GIVEN PROBLEM:
Give back the full listing verbatim, apart from its images.

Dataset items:
------------------------------------------------------------
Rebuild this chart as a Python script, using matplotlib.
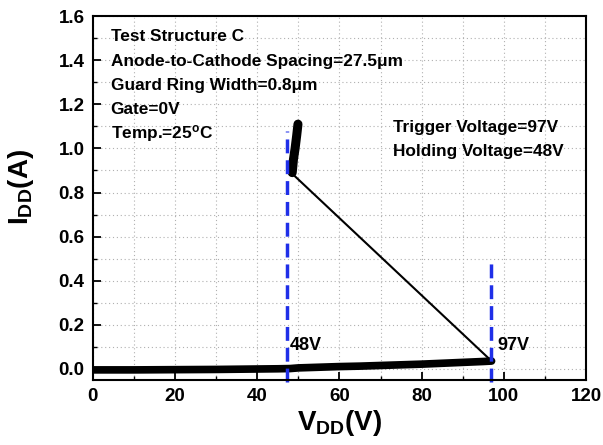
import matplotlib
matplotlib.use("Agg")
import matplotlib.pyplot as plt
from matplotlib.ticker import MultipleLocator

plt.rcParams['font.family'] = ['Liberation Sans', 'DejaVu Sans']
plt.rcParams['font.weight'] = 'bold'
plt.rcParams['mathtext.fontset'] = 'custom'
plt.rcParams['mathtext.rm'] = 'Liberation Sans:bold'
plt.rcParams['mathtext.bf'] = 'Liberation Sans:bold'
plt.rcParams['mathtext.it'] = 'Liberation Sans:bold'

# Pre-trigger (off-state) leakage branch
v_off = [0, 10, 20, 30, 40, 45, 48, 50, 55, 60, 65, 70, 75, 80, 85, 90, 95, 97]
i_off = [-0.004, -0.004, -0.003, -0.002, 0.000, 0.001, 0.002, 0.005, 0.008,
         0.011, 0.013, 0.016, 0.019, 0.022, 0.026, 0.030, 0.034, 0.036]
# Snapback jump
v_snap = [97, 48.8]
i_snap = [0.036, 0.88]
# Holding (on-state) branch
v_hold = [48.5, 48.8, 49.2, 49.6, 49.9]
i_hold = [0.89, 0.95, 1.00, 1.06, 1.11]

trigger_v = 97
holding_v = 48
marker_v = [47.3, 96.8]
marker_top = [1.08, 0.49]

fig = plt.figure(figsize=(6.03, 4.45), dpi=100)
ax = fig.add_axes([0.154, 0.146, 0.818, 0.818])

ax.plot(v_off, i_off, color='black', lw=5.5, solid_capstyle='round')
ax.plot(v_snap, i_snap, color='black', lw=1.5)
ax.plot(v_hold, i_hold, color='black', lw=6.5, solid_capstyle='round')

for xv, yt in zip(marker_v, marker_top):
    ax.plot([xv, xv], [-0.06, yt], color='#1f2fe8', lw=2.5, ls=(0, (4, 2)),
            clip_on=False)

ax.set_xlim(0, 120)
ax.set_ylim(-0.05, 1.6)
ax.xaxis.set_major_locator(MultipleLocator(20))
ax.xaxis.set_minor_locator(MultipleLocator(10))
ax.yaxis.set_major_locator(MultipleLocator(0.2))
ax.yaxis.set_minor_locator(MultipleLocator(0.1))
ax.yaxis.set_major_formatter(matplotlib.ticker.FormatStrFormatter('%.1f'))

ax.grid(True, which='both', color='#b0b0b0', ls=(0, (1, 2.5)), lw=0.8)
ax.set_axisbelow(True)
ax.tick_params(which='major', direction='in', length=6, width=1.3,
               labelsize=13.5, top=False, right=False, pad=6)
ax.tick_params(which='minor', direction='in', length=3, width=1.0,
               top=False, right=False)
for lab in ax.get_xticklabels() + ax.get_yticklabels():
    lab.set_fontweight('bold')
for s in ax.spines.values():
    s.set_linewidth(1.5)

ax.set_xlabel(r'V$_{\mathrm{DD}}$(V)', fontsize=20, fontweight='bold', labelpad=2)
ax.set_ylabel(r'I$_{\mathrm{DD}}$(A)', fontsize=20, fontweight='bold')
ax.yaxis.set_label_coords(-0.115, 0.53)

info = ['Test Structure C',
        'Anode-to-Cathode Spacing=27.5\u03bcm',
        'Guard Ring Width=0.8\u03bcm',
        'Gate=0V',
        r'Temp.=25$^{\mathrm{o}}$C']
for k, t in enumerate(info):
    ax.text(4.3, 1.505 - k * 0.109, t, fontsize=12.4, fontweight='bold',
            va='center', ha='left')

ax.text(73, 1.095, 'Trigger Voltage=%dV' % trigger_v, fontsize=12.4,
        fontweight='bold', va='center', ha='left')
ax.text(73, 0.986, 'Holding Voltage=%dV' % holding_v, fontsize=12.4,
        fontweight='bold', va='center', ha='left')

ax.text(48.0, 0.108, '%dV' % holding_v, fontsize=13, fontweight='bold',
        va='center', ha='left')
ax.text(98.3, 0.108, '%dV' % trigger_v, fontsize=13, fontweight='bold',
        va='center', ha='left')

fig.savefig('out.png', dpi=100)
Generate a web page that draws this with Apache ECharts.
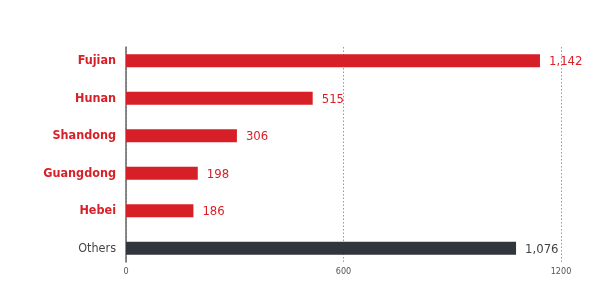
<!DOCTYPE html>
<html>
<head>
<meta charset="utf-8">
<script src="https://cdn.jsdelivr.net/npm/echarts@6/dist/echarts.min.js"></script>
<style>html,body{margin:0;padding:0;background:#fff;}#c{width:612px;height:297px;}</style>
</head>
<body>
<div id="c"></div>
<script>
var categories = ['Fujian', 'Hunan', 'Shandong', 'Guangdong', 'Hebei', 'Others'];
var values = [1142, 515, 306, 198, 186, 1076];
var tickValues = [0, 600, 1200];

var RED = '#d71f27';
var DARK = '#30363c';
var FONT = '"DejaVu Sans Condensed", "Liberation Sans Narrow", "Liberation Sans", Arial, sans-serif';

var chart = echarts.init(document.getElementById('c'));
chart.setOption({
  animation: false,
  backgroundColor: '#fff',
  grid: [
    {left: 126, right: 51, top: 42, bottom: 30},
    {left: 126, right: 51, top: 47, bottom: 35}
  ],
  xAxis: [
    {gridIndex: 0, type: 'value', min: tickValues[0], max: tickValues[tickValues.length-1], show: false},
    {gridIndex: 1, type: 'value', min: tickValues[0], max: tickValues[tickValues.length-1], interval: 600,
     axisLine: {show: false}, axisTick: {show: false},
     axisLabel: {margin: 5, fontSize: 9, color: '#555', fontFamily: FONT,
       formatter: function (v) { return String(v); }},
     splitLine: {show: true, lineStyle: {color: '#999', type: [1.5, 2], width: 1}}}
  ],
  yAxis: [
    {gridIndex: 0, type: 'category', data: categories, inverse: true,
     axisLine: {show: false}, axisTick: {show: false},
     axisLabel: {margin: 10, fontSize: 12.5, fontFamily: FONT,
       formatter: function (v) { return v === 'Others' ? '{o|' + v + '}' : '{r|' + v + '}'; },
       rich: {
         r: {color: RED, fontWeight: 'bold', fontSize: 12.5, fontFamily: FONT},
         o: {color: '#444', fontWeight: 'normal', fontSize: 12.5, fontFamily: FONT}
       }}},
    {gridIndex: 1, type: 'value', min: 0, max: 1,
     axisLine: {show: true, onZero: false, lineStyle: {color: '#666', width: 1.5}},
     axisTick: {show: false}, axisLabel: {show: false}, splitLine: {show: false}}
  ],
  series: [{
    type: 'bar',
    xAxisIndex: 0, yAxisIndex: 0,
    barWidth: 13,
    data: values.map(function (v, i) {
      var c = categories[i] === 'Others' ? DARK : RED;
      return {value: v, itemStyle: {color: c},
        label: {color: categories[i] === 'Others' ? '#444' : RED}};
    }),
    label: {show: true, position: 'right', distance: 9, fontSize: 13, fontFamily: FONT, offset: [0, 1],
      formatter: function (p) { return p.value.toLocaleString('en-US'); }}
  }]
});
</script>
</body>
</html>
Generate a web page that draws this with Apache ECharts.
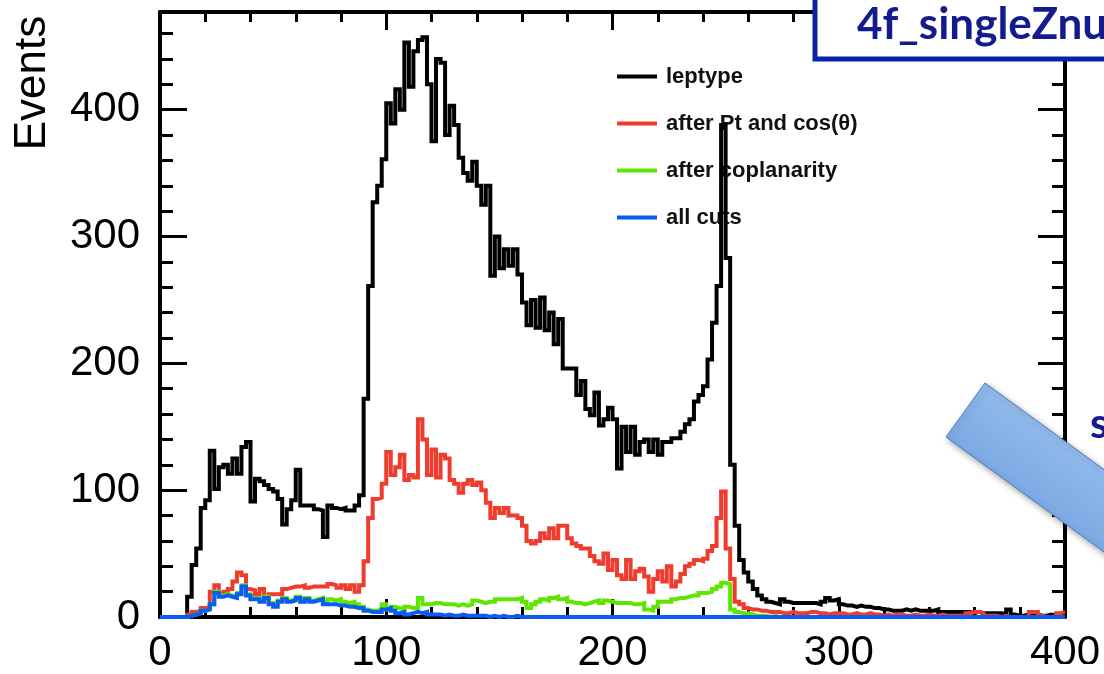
------------------------------------------------------------
REPLY TO THE TASK:
Rebuild this chart as a Python script, using matplotlib.
import matplotlib
matplotlib.use("Agg")
import matplotlib.pyplot as plt
from matplotlib.ticker import MultipleLocator

plt.rcParams['font.family'] = ['Liberation Sans', 'DejaVu Sans']
plt.rcParams['font.weight'] = 'bold'
plt.rcParams['mathtext.fontset'] = 'custom'
plt.rcParams['mathtext.rm'] = 'Liberation Sans:bold'
plt.rcParams['mathtext.bf'] = 'Liberation Sans:bold'
plt.rcParams['mathtext.it'] = 'Liberation Sans:bold'

# Pre-trigger (off-state) leakage branch
v_off = [0, 10, 20, 30, 40, 45, 48, 50, 55, 60, 65, 70, 75, 80, 85, 90, 95, 97]
i_off = [-0.004, -0.004, -0.003, -0.002, 0.000, 0.001, 0.002, 0.005, 0.008,
         0.011, 0.013, 0.016, 0.019, 0.022, 0.026, 0.030, 0.034, 0.036]
# Snapback jump
v_snap = [97, 48.8]
i_snap = [0.036, 0.88]
# Holding (on-state) branch
v_hold = [48.5, 48.8, 49.2, 49.6, 49.9]
i_hold = [0.89, 0.95, 1.00, 1.06, 1.11]

trigger_v = 97
holding_v = 48
marker_v = [47.3, 96.8]
marker_top = [1.08, 0.49]

fig = plt.figure(figsize=(6.03, 4.45), dpi=100)
ax = fig.add_axes([0.154, 0.146, 0.818, 0.818])

ax.plot(v_off, i_off, color='black', lw=5.5, solid_capstyle='round')
ax.plot(v_snap, i_snap, color='black', lw=1.5)
ax.plot(v_hold, i_hold, color='black', lw=6.5, solid_capstyle='round')

for xv, yt in zip(marker_v, marker_top):
    ax.plot([xv, xv], [-0.06, yt], color='#1f2fe8', lw=2.5, ls=(0, (4, 2)),
            clip_on=False)

ax.set_xlim(0, 120)
ax.set_ylim(-0.05, 1.6)
ax.xaxis.set_major_locator(MultipleLocator(20))
ax.xaxis.set_minor_locator(MultipleLocator(10))
ax.yaxis.set_major_locator(MultipleLocator(0.2))
ax.yaxis.set_minor_locator(MultipleLocator(0.1))
ax.yaxis.set_major_formatter(matplotlib.ticker.FormatStrFormatter('%.1f'))

ax.grid(True, which='both', color='#b0b0b0', ls=(0, (1, 2.5)), lw=0.8)
ax.set_axisbelow(True)
ax.tick_params(which='major', direction='in', length=6, width=1.3,
               labelsize=13.5, top=False, right=False, pad=6)
ax.tick_params(which='minor', direction='in', length=3, width=1.0,
               top=False, right=False)
for lab in ax.get_xticklabels() + ax.get_yticklabels():
    lab.set_fontweight('bold')
for s in ax.spines.values():
    s.set_linewidth(1.5)

ax.set_xlabel(r'V$_{\mathrm{DD}}$(V)', fontsize=20, fontweight='bold', labelpad=2)
ax.set_ylabel(r'I$_{\mathrm{DD}}$(A)', fontsize=20, fontweight='bold')
ax.yaxis.set_label_coords(-0.115, 0.53)

info = ['Test Structure C',
        'Anode-to-Cathode Spacing=27.5\u03bcm',
        'Guard Ring Width=0.8\u03bcm',
        'Gate=0V',
        r'Temp.=25$^{\mathrm{o}}$C']
for k, t in enumerate(info):
    ax.text(4.3, 1.505 - k * 0.109, t, fontsize=12.4, fontweight='bold',
            va='center', ha='left')

ax.text(73, 1.095, 'Trigger Voltage=%dV' % trigger_v, fontsize=12.4,
        fontweight='bold', va='center', ha='left')
ax.text(73, 0.986, 'Holding Voltage=%dV' % holding_v, fontsize=12.4,
        fontweight='bold', va='center', ha='left')

ax.text(48.0, 0.108, '%dV' % holding_v, fontsize=13, fontweight='bold',
        va='center', ha='left')
ax.text(98.3, 0.108, '%dV' % trigger_v, fontsize=13, fontweight='bold',
        va='center', ha='left')

fig.savefig('out.png', dpi=100)
Generate a web page that draws this with Apache ECharts.
<!DOCTYPE html>
<html>
<head>
<meta charset="utf-8">
<script src="https://cdn.jsdelivr.net/npm/echarts@6/dist/echarts.min.js"></script>
<style>html,body{margin:0;padding:0;background:#fff;}#c{width:612px;height:297px;}</style>
</head>
<body>
<div id="c"></div>
<script>
var categories = ['Fujian', 'Hunan', 'Shandong', 'Guangdong', 'Hebei', 'Others'];
var values = [1142, 515, 306, 198, 186, 1076];
var tickValues = [0, 600, 1200];

var RED = '#d71f27';
var DARK = '#30363c';
var FONT = '"DejaVu Sans Condensed", "Liberation Sans Narrow", "Liberation Sans", Arial, sans-serif';

var chart = echarts.init(document.getElementById('c'));
chart.setOption({
  animation: false,
  backgroundColor: '#fff',
  grid: [
    {left: 126, right: 51, top: 42, bottom: 30},
    {left: 126, right: 51, top: 47, bottom: 35}
  ],
  xAxis: [
    {gridIndex: 0, type: 'value', min: tickValues[0], max: tickValues[tickValues.length-1], show: false},
    {gridIndex: 1, type: 'value', min: tickValues[0], max: tickValues[tickValues.length-1], interval: 600,
     axisLine: {show: false}, axisTick: {show: false},
     axisLabel: {margin: 5, fontSize: 9, color: '#555', fontFamily: FONT,
       formatter: function (v) { return String(v); }},
     splitLine: {show: true, lineStyle: {color: '#999', type: [1.5, 2], width: 1}}}
  ],
  yAxis: [
    {gridIndex: 0, type: 'category', data: categories, inverse: true,
     axisLine: {show: false}, axisTick: {show: false},
     axisLabel: {margin: 10, fontSize: 12.5, fontFamily: FONT,
       formatter: function (v) { return v === 'Others' ? '{o|' + v + '}' : '{r|' + v + '}'; },
       rich: {
         r: {color: RED, fontWeight: 'bold', fontSize: 12.5, fontFamily: FONT},
         o: {color: '#444', fontWeight: 'normal', fontSize: 12.5, fontFamily: FONT}
       }}},
    {gridIndex: 1, type: 'value', min: 0, max: 1,
     axisLine: {show: true, onZero: false, lineStyle: {color: '#666', width: 1.5}},
     axisTick: {show: false}, axisLabel: {show: false}, splitLine: {show: false}}
  ],
  series: [{
    type: 'bar',
    xAxisIndex: 0, yAxisIndex: 0,
    barWidth: 13,
    data: values.map(function (v, i) {
      var c = categories[i] === 'Others' ? DARK : RED;
      return {value: v, itemStyle: {color: c},
        label: {color: categories[i] === 'Others' ? '#444' : RED}};
    }),
    label: {show: true, position: 'right', distance: 9, fontSize: 13, fontFamily: FONT, offset: [0, 1],
      formatter: function (p) { return p.value.toLocaleString('en-US'); }}
  }]
});
</script>
</body>
</html>
Generate a web page that draws this with Apache ECharts.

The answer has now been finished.